ISLAMABAD: Pakistan police have arrested more than 20 people for alleged involvement in the lynching of a tourist in the picturesque town of Swat for allegedly desecrating the Quran, media reports said here on Sunday.
Muhammad Ismail, a 40-year-old resident of Sialkot in Punjab province, was gunned down by an enraged mob which dragged him through the town and later hanged him in full public view in Madyan tehsil of Swat district in Khyber Pakhtunkhwa province on Thursday.
The mob had also set the Madyan police station ablaze.
Ismail was accused of having burnt the pages of Islam's holy book. Five police personnel and 11 locals were injured in the incident.
Police arrested 23 people for alleged involvement in Ismail's lynching and the arson attack on the Madyan police station, Geo News reported.
Those arrested were shifted to an undisclosed location while efforts were underway to arrest others involved in the incident, police said.
Members of the mob had been identified, and "efforts for their arrest are underway,” the report said, quoting Swat District Police Officer (DPO) Syed Zaman Shah.

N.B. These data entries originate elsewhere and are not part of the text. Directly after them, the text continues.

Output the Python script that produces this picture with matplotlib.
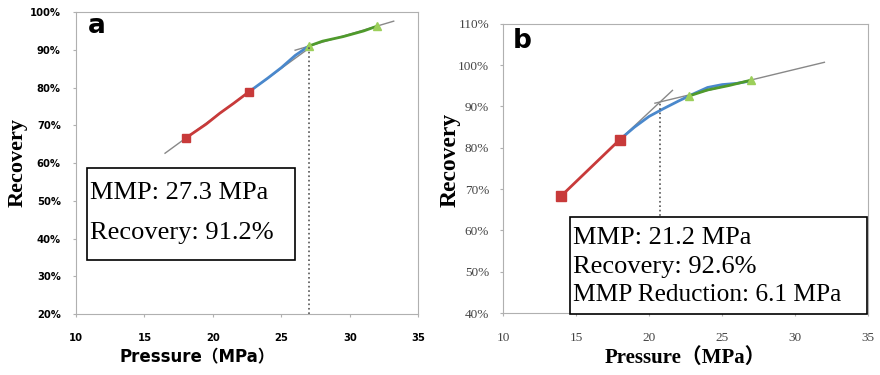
import numpy as np
import matplotlib.pyplot as plt

# panel a data (pressure MPa, recovery %)
a_red_x = [18.0, 19.5, 20.5, 21.5, 22.6]
a_red_y = [66.6, 70.3, 73.2, 75.8, 78.8]
a_blue_x = [22.6, 24.0, 25.0, 26.0, 27.0]
a_blue_y = [78.8, 82.5, 85.3, 88.5, 91.0]
a_green_x = [27.0, 28.0, 29.5, 31.0, 32.0]
a_green_y = [91.0, 92.3, 93.5, 95.0, 96.3]
a_trend1_x = [16.5, 27.0]
a_trend1_y = [62.6, 90.4]
a_trend2_x = [26.0, 33.2]
a_trend2_y = [89.9, 97.6]
a_mmp = 27.0
a_mmp_rec = 91.0

# panel b data
b_red_x = [14.0, 16.0, 18.0]
b_red_y = [68.4, 75.2, 82.0]
b_blue_x = [18.0, 19.0, 20.0, 21.0, 22.0, 23.0, 24.0, 25.0, 26.0, 27.0]
b_blue_y = [82.0, 85.0, 87.6, 89.5, 91.3, 93.0, 94.6, 95.3, 95.6, 96.2]
b_green_x = [22.7, 24.0, 25.5, 27.0]
b_green_y = [92.5, 94.0, 95.1, 96.4]
b_trend1_x = [18.0, 21.6]
b_trend1_y = [82.0, 93.9]
b_trend2_x = [20.4, 32.0]
b_trend2_y = [90.8, 100.7]
b_mmp = 20.75
b_mmp_rec = 91.1

RED = '#c83a3a'
BLUE = '#4a88cc'
GREEN = '#4f9a2c'
LGREEN = '#9ccf5a'
FRAME = '#b0b0b0'
SERIF = 'Liberation Serif'

fig = plt.figure(figsize=(8.8, 3.75), dpi=100)

# ---- panel a ----
ax = fig.add_axes([0.0864, 0.1627, 0.389, 0.805])
ax.plot(a_trend1_x, a_trend1_y, color='#888888', lw=1)
ax.plot(a_trend2_x, a_trend2_y, color='#888888', lw=1)
ax.plot(a_red_x, a_red_y, color=RED, lw=2)
ax.plot(a_blue_x, a_blue_y, color=BLUE, lw=2)
ax.plot(a_green_x, a_green_y, color=GREEN, lw=2)
ax.plot([a_red_x[0], a_red_x[-1]], [a_red_y[0], a_red_y[-1]], 's',
        color=RED, ms=6, ls='none')
ax.plot([a_green_x[0], a_green_x[-1]], [a_green_y[0], a_green_y[-1]], '^',
        color=LGREEN, ms=6, ls='none')
ax.plot([a_mmp, a_mmp], [20, a_mmp_rec], ls=':', color='#555555', lw=1.2)
ax.set_xlim(10, 35)
ax.set_ylim(20, 100)
ax.set_xticks(range(10, 36, 5))
ax.set_yticks(range(20, 101, 10))
ax.set_yticklabels([f'{v}%' for v in range(20, 101, 10)])
for lab in ax.get_xticklabels() + ax.get_yticklabels():
    lab.set_fontweight('bold')
    lab.set_fontsize(7.2)
ax.tick_params(length=2, color=FRAME)
ax.tick_params(axis='x', pad=12)
ax.tick_params(axis='y', pad=9)
for s in ax.spines.values():
    s.set_color(FRAME)
ax.text(0.035, 0.930, 'a', transform=ax.transAxes, fontsize=19,
        fontweight='bold', va='baseline')
ax.add_patch(plt.Rectangle((0.032, 0.179), 0.608, 0.304, transform=ax.transAxes,
                           fc='white', ec='black', lw=1.2, zorder=4))
ax.text(0.04, 0.40, 'MMP: 27.3 MPa', transform=ax.transAxes, fontsize=19,
        family=SERIF, va='center', zorder=5)
ax.text(0.04, 0.268, 'Recovery: 91.2%', transform=ax.transAxes, fontsize=19,
        family=SERIF, va='center', zorder=5)
fig.text(0.02, 0.568, 'Recovery', rotation=90, fontsize=16, fontweight='bold',
         family=SERIF, ha='center', va='center')
fig.text(0.224, 0.048, 'Pressure（MPa）', fontsize=12, fontweight='bold',
         family=['DejaVu Sans', 'Noto Sans CJK SC'], ha='center', va='center')

# ---- panel b ----
bx = fig.add_axes([0.5716, 0.1653, 0.415, 0.771])
bx.plot(b_trend1_x, b_trend1_y, color='#888888', lw=1)
bx.plot(b_trend2_x, b_trend2_y, color='#888888', lw=1)
bx.plot(b_red_x, b_red_y, color=RED, lw=2)
bx.plot(b_blue_x, b_blue_y, color=BLUE, lw=2)
bx.plot(b_green_x, b_green_y, color=GREEN, lw=2)
bx.plot([b_red_x[0], b_red_x[-1]], [b_red_y[0], b_red_y[-1]], 's',
        color=RED, ms=7, ls='none')
bx.plot([b_green_x[0], b_green_x[-1]], [b_green_y[0], b_green_y[-1]], '^',
        color=LGREEN, ms=6, ls='none')
bx.plot([b_mmp, b_mmp], [40, b_mmp_rec], ls=':', color='#555555', lw=1.2)
bx.set_xlim(10, 35)
bx.set_ylim(40, 110)
bx.set_xticks(range(10, 36, 5))
bx.set_yticks(range(40, 111, 10))
bx.set_yticklabels([f'{v}%' for v in range(40, 111, 10)])
for lab in bx.get_xticklabels() + bx.get_yticklabels():
    lab.set_family(SERIF)
    lab.set_fontsize(9.5)
    lab.set_color('#444444')
bx.tick_params(length=2, color=FRAME)
bx.tick_params(axis='x', pad=12)
bx.tick_params(axis='y', pad=8)
for s in bx.spines.values():
    s.set_color(FRAME)
bx.text(0.027, 0.917, 'b', transform=bx.transAxes, fontsize=19,
        fontweight='bold', va='baseline')
bx.add_patch(plt.Rectangle((0.184, -0.003), 0.813, 0.335, transform=bx.transAxes,
                           fc='white', ec='black', lw=1.2, zorder=4,
                           clip_on=False))
bx.text(0.192, 0.26, 'MMP: 21.2 MPa', transform=bx.transAxes, fontsize=19,
        family=SERIF, va='center', zorder=5)
bx.text(0.192, 0.159, 'Recovery: 92.6%', transform=bx.transAxes, fontsize=19,
        family=SERIF, va='center', zorder=5)
bx.text(0.192, 0.062, 'MMP Reduction: 6.1 MPa', transform=bx.transAxes,
        fontsize=18.3, family=SERIF, va='center', zorder=5)
fig.text(0.511, 0.573, 'Recovery', rotation=90, fontsize=17, fontweight='bold',
         family=SERIF, ha='center', va='center')
fig.text(0.779, 0.045, 'Pressure（MPa）', fontsize=15, fontweight='bold',
         family=[SERIF, 'Noto Sans CJK SC'], ha='center', va='center')

fig.savefig('out.png', dpi=100)
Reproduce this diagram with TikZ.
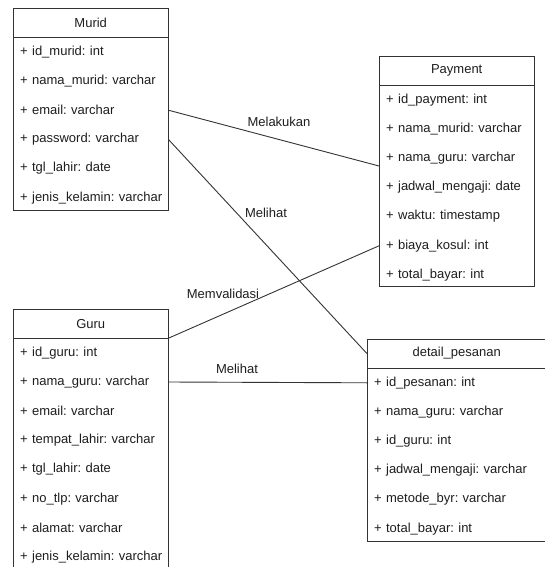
\documentclass[tikz,border=0pt]{standalone}
\usepackage{fontspec}
\setmainfont{Liberation Sans}
\usetikzlibrary{calc}
\definecolor{ink}{HTML}{1E1E1E}
\definecolor{edge}{HTML}{333333}
\newcommand\attr[1]{\mbox{+ #1}}
\tikzset{
  classbox/.style={draw=edge, line width=1pt, inner sep=0pt, anchor=north west, minimum height=#1},
  title/.style={anchor=north west, inner sep=0pt, minimum height=28.8pt, align=center,
    font=\fontsize{13}{15}\selectfont\frenchspacing, text=ink},
  field/.style={anchor=north west, inner xsep=7pt, inner ysep=0pt, minimum height=28.8pt,
    text width=#1, align=left, font=\fontsize{13}{15}\selectfont\frenchspacing, text=ink},
  rule/.style={draw=edge, line width=1pt},
  link/.style={draw=edge, line width=0.9pt},
  linklabel/.style={font=\fontsize{13}{15}\selectfont\frenchspacing, text=ink, inner sep=1pt},
}
\begin{document}
\begin{tikzpicture}[x=1pt, y=-1pt]
\useasboundingbox[fill=white] (0,0) rectangle (544,567);

% ---- Murid ----
\node[classbox=201.6pt, minimum width=155pt] (murid) at (13,8) {};
\node[title, minimum width=155pt] (murid-h) at (murid.north west) {Murid};
\draw[rule] (murid-h.south west) -- (murid-h.south east);
\node[field=141pt] (murid-1) at (murid-h.south west) {\attr{id\_murid: int}};
\node[field=141pt] (murid-2) at (murid-1.south west) {\attr{nama\_murid: varchar}};
\node[field=141pt] (murid-3) at (murid-2.south west) {\attr{email: varchar}};
\node[field=141pt] (murid-4) at (murid-3.south west) {\attr{password: varchar}};
\node[field=141pt] (murid-5) at (murid-4.south west) {\attr{tgl\_lahir: date}};
\node[field=141pt] (murid-6) at (murid-5.south west) {\attr{jenis\_kelamin: varchar}};

% ---- Payment ----
\node[classbox=230.4pt, minimum width=155pt] (pay) at (379,56) {};
\node[title, minimum width=155pt] (pay-h) at (pay.north west) {Payment};
\draw[rule] (pay-h.south west) -- (pay-h.south east);
\node[field=141pt] (pay-1) at (pay-h.south west) {\attr{id\_payment: int}};
\node[field=141pt] (pay-2) at (pay-1.south west) {\attr{nama\_murid: varchar}};
\node[field=141pt] (pay-3) at (pay-2.south west) {\attr{nama\_guru: varchar}};
\node[field=141pt] (pay-4) at (pay-3.south west) {\attr{jadwal\_mengaji: date}};
\node[field=141pt] (pay-5) at (pay-4.south west) {\attr{waktu: timestamp}};
\node[field=141pt] (pay-6) at (pay-5.south west) {\attr{biaya\_kosul: int}};
\node[field=141pt] (pay-7) at (pay-6.south west) {\attr{total\_bayar: int}};

% ---- Guru ----
\node[classbox=259.2pt, minimum width=155pt] (guru) at (13,309) {};
\node[title, minimum width=155pt] (guru-h) at (guru.north west) {Guru};
\draw[rule] (guru-h.south west) -- (guru-h.south east);
\node[field=141pt] (guru-1) at (guru-h.south west) {\attr{id\_guru: int}};
\node[field=141pt] (guru-2) at (guru-1.south west) {\attr{nama\_guru: varchar}};
\node[field=141pt] (guru-3) at (guru-2.south west) {\attr{email: varchar}};
\node[field=141pt] (guru-4) at (guru-3.south west) {\attr{tempat\_lahir: varchar}};
\node[field=141pt] (guru-5) at (guru-4.south west) {\attr{tgl\_lahir: date}};
\node[field=141pt] (guru-6) at (guru-5.south west) {\attr{no\_tlp: varchar}};
\node[field=141pt] (guru-7) at (guru-6.south west) {\attr{alamat: varchar}};
\node[field=141pt] (guru-8) at (guru-7.south west) {\attr{jenis\_kelamin: varchar}};

% ---- detail_pesanan ----
\node[classbox=201.6pt, minimum width=179pt] (det) at (367,339) {};
\node[title, minimum width=179pt] (det-h) at (det.north west) {detail\_pesanan};
\draw[rule] (det-h.south west) -- (det-h.south east);
\node[field=165pt] (det-1) at (det-h.south west) {\attr{id\_pesanan: int}};
\node[field=165pt] (det-2) at (det-1.south west) {\attr{nama\_guru: varchar}};
\node[field=165pt] (det-3) at (det-2.south west) {\attr{id\_guru: int}};
\node[field=165pt] (det-4) at (det-3.south west) {\attr{jadwal\_mengaji: varchar}};
\node[field=165pt] (det-5) at (det-4.south west) {\attr{metode\_byr: varchar}};
\node[field=165pt] (det-6) at (det-5.south west) {\attr{total\_bayar: int}};

% ---- relations ----
\coordinate (pay-in) at ($(pay.north west)+(0,110)$);
\draw[link] (murid-3.east) -- (pay-in);
\draw[link] (murid-4.east) -- (det-h.west);
\draw[link] (guru-h.south east) -- (pay-6.west);
\draw[link] (guru-2.east) -- (det-1.west);

\node[linklabel] (l-melakukan) at (279,122) {Melakukan};
\node[linklabel] (l-melihat1) at (266,213) {Melihat};
\node[linklabel] (l-memvalidasi) at (223,294) {Memvalidasi};
\node[linklabel] (l-melihat2) at (237,369) {Melihat};
\end{tikzpicture}
\end{document}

He said that two first information reports (FIR) had also been registered under the charges of blasphemy and damaging state property, respectively.
He added that the suspect was reportedly a drug addict and had been booked in a case of domestic violence on his mother's complaint.
On Saturday, Pakistan’s Planning Minister Ahsan Iqbal condemned the lynching, lamenting how religion is being weaponised to justify “street justice” and “vigilantism.”
“We must take notice of this incident as our nation is on the brink. We have now reached a point where we are using religion to justify mob violence and street justice, flagrantly violating the Constitution, the law and the state,” Iqbal said.